→ **EXERCISE**
Begin at the first line of the data and copy each line through the one containing "const laoYErr = [0.10, 0.10, 0.10, 0.10];", that line included, with no pictures.

→ **PROVIDED DATA**
● ● ● ● ●
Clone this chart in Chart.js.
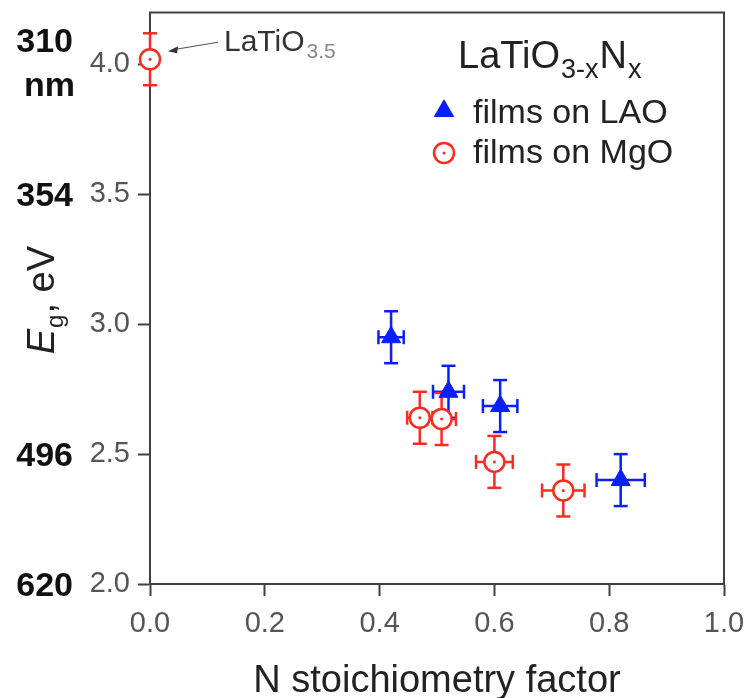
<!DOCTYPE html>
<html><head><meta charset="utf-8">
<script src="https://cdn.jsdelivr.net/npm/chart.js@4"></script>
<style>html,body{margin:0;padding:0;background:#fff}canvas{display:block}</style>
</head><body>
<canvas id="c" width="751" height="698"></canvas>
<script>
// ---- data ----
const laoX    = [0.42, 0.52, 0.61, 0.82];
const laoY    = [2.95, 2.74, 2.685, 2.40];
const laoXErr = [0.022, 0.027, 0.030, 0.042];
const laoYErr = [0.10, 0.10, 0.10, 0.10];

const mgoX    = [0.0, 0.47, 0.508, 0.60, 0.72];
const mgoY    = [4.02, 2.64, 2.635, 2.47, 2.36];
const mgoXErr = [0, 0.022, 0.025, 0.032, 0.037];
const mgoYErr = [0.10, 0.10, 0.10, 0.10, 0.10];

const xTicks = [0.0, 0.2, 0.4, 0.6, 0.8, 1.0];
const yTicks = [2.0, 2.5, 3.0, 3.5, 4.0];
const nmLabels = ['620', '496', '', '354', '310'];  // wavelength equivalents at yTicks

const seriesNames = ['films on LAO', 'films on MgO'];
const legendTitle = ['LaTiO', '3-x', 'N', 'x'];
const annotText = ['LaTiO', '3.5'];

// ---- styles ----
const F = '"Liberation Sans", Arial, Helvetica, sans-serif';
const BLUE = '#0a1eff';
const RED = '#ff2a1f';
const AX = '#404040';

function line(ctx, x1, y1, x2, y2) { ctx.beginPath(); ctx.moveTo(x1, y1); ctx.lineTo(x2, y2); ctx.stroke(); }

const errorBars = {
  id: 'errorBars',
  beforeDatasetsDraw(chart) {
    const {ctx, scales: {x, y}} = chart;
    chart.data.datasets.forEach(ds => {
      ctx.save();
      ctx.strokeStyle = ds.errColor; ctx.lineWidth = 2.5;
      const cap = 7;
      ds.data.forEach((p, i) => {
        const px = x.getPixelForValue(p.x), py = y.getPixelForValue(p.y);
        const ye = ds.yErr[i], xe = ds.xErr[i];
        if (ye) {
          const t = y.getPixelForValue(p.y + ye), b = y.getPixelForValue(p.y - ye);
          line(ctx, px, t, px, b); line(ctx, px - cap, t, px + cap, t); line(ctx, px - cap, b, px + cap, b);
        }
        if (xe) {
          const l = x.getPixelForValue(p.x - xe), r = x.getPixelForValue(p.x + xe);
          line(ctx, l, py, r, py); line(ctx, l, py - cap, l, py + cap); line(ctx, r, py - cap, r, py + cap);
        }
      });
      ctx.restore();
    });
  }
};

function tri(ctx, cx, cy, r) {
  ctx.beginPath();
  for (let k = 0; k < 3; k++) {
    const a = k * 2 * Math.PI / 3;
    const px = cx + Math.sin(a) * r, py = cy - Math.cos(a) * r;
    if (k === 0) ctx.moveTo(px, py); else ctx.lineTo(px, py);
  }
  ctx.closePath(); ctx.fill();
}
function ring(ctx, cx, cy, r) {
  ctx.beginPath(); ctx.arc(cx, cy, r, 0, Math.PI * 2);
  ctx.fillStyle = '#fff'; ctx.fill(); ctx.strokeStyle = RED; ctx.lineWidth = 2.5; ctx.stroke();
  ctx.beginPath(); ctx.arc(cx, cy, 1.5, 0, Math.PI * 2); ctx.fillStyle = RED; ctx.fill();
}

const overlay = {
  id: 'overlay',
  afterDatasetsDraw(chart) {
    const {ctx, scales: {x, y}} = chart;
    const ds = chart.data.datasets[1];
    ctx.save(); ctx.fillStyle = RED;
    ds.data.forEach(p => { ctx.beginPath(); ctx.arc(x.getPixelForValue(p.x), y.getPixelForValue(p.y), 1.5, 0, Math.PI * 2); ctx.fill(); });
    ctx.restore();
  },
  afterDraw(chart) {
    const {ctx, chartArea: ca, scales: {x, y}} = chart;
    ctx.save();
    // top & right frame
    ctx.strokeStyle = AX; ctx.lineWidth = 2;
    line(ctx, ca.left - 1, ca.top, ca.right + 1, ca.top);
    line(ctx, ca.right, ca.top, ca.right, ca.bottom);

    // wavelength labels
    ctx.fillStyle = '#111'; ctx.font = `bold 34px ${F}`; ctx.textAlign = 'right'; ctx.textBaseline = 'alphabetic';
    yTicks.forEach((v, i) => {
      const t = nmLabels[i]; if (!t) return;
      const py = y.getPixelForValue(v);
      if (i === yTicks.length - 1) {
        ctx.fillText(t, 73, py - 12);
        ctx.fillText('nm', 75, py + 32);
      } else {
        ctx.fillText(t, 73, py + 12);
      }
    });

    // y title: E_g, eV
    ctx.save();
    ctx.translate(54, (ca.top + ca.bottom) / 2 + 56);
    ctx.rotate(-Math.PI / 2);
    ctx.textAlign = 'left'; ctx.fillStyle = '#222';
    ctx.font = `italic 38px ${F}`; ctx.fillText('E', 0, 0);
    let w = ctx.measureText('E').width;
    ctx.font = `24px ${F}`; ctx.fillText('g', w + 1, 9);
    w += ctx.measureText('g').width + 2;
    ctx.font = `38px ${F}`; ctx.fillText(', eV', w, 0);
    ctx.restore();

    // x title
    ctx.fillStyle = '#222'; ctx.font = `38px ${F}`; ctx.textAlign = 'center';
    ctx.fillText('N stoichiometry factor', (ca.left + ca.right) / 2, 692);

    // annotation LaTiO3.5
    const ax0 = x.getPixelForValue(mgoX[0]), ay0 = y.getPixelForValue(mgoY[0]);
    ctx.textAlign = 'left';
    ctx.font = `30px ${F}`; ctx.fillStyle = '#333';
    const tx = ax0 + 74, ty = ay0 - 8;
    ctx.fillText(annotText[0], tx, ty);
    const aw = ctx.measureText(annotText[0]).width;
    ctx.font = `21px ${F}`; ctx.fillStyle = '#888';
    ctx.fillText(annotText[1], tx + aw + 2, ty + 7);
    // arrow
    ctx.strokeStyle = '#555'; ctx.lineWidth = 1.2;
    const tipX = ax0 + 18, tipY = ay0 - 8;
    line(ctx, tx - 6, ty - 9, tipX + 8, tipY - 2);
    ctx.fillStyle = '#333';
    ctx.beginPath(); ctx.moveTo(tipX, tipY); ctx.lineTo(tipX + 10, tipY - 5); ctx.lineTo(tipX + 9, tipY + 2); ctx.closePath(); ctx.fill();

    // legend
    ctx.fillStyle = '#222'; ctx.textAlign = 'left';
    let lx = 458;
    ctx.font = `38px ${F}`; ctx.fillText(legendTitle[0], lx, 68); lx += ctx.measureText(legendTitle[0]).width + 1;
    ctx.font = `27px ${F}`; ctx.fillText(legendTitle[1], lx, 78); lx += ctx.measureText(legendTitle[1]).width + 1;
    ctx.font = `38px ${F}`; ctx.fillText(legendTitle[2], lx, 68); lx += ctx.measureText(legendTitle[2]).width + 1;
    ctx.font = `27px ${F}`; ctx.fillText(legendTitle[3], lx, 78);

    ctx.fillStyle = BLUE; tri(ctx, 444, 111, 12);
    ring(ctx, 444, 153, 10);
    ctx.fillStyle = '#222'; ctx.font = `34px ${F}`;
    ctx.fillText(seriesNames[0], 473, 123);
    ctx.fillText(seriesNames[1], 473, 163);
    ctx.restore();
  }
};

const pts = (xs, ys) => xs.map((v, i) => ({x: v, y: ys[i]}));

new Chart(document.getElementById('c'), {
  type: 'scatter',
  data: {
    datasets: [
      {label: seriesNames[0], data: pts(laoX, laoY), xErr: laoXErr, yErr: laoYErr, errColor: BLUE,
       pointStyle: 'triangle', pointRadius: 11, backgroundColor: BLUE, borderColor: BLUE, borderWidth: 1, clip: false},
      {label: seriesNames[1], data: pts(mgoX, mgoY), xErr: mgoXErr, yErr: mgoYErr, errColor: RED,
       pointStyle: 'circle', pointRadius: 10, backgroundColor: '#fff', borderColor: RED, borderWidth: 2.5, clip: false}
    ]
  },
  options: {
    responsive: false, animation: false, events: [],
    layout: {padding: {left: 0, top: 8, right: 27, bottom: 0}},
    plugins: {legend: {display: false}, tooltip: {enabled: false}},
    scales: {
      x: {
        type: 'linear', min: 0, max: 1,
        afterBuildTicks: s => { s.ticks = xTicks.map(v => ({value: v})); },
        afterFit: s => { s.height = 114; s.paddingLeft = 0; s.paddingRight = 0; },
        ticks: {callback: v => Number(v).toFixed(1), color: '#555', font: {family: F, size: 29}, padding: 11, maxRotation: 0, autoSkip: false},
        grid: {drawOnChartArea: false, drawTicks: true, tickLength: 12, tickColor: AX, tickWidth: 2},
        border: {display: true, color: AX, width: 2}
      },
      y: {
        type: 'linear', min: 2.0, max: 4.2,
        afterBuildTicks: s => { s.ticks = yTicks.map(v => ({value: v})); },
        afterFit: s => { s.width = 150; s.paddingTop = 0; s.paddingBottom = 0; },
        ticks: {callback: v => Number(v).toFixed(1), color: '#555', font: {family: F, size: 29}, padding: 8, autoSkip: false},
        grid: {drawOnChartArea: false, drawTicks: true, tickLength: 12, tickColor: AX, tickWidth: 2},
        border: {display: true, color: AX, width: 2}
      }
    }
  },
  plugins: [errorBars, overlay]
});
</script>
</body></html>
● ● ● ● ●
→ **ANSWER TO THIS PROBLEM**
Clone this chart in Chart.js.
<!DOCTYPE html>
<html><head><meta charset="utf-8">
<script src="https://cdn.jsdelivr.net/npm/chart.js@4"></script>
<style>html,body{margin:0;padding:0;background:#fff}canvas{display:block}</style>
</head><body>
<canvas id="c" width="751" height="698"></canvas>
<script>
// ---- data ----
const laoX    = [0.42, 0.52, 0.61, 0.82];
const laoY    = [2.95, 2.74, 2.685, 2.40];
const laoXErr = [0.022, 0.027, 0.030, 0.042];
const laoYErr = [0.10, 0.10, 0.10, 0.10];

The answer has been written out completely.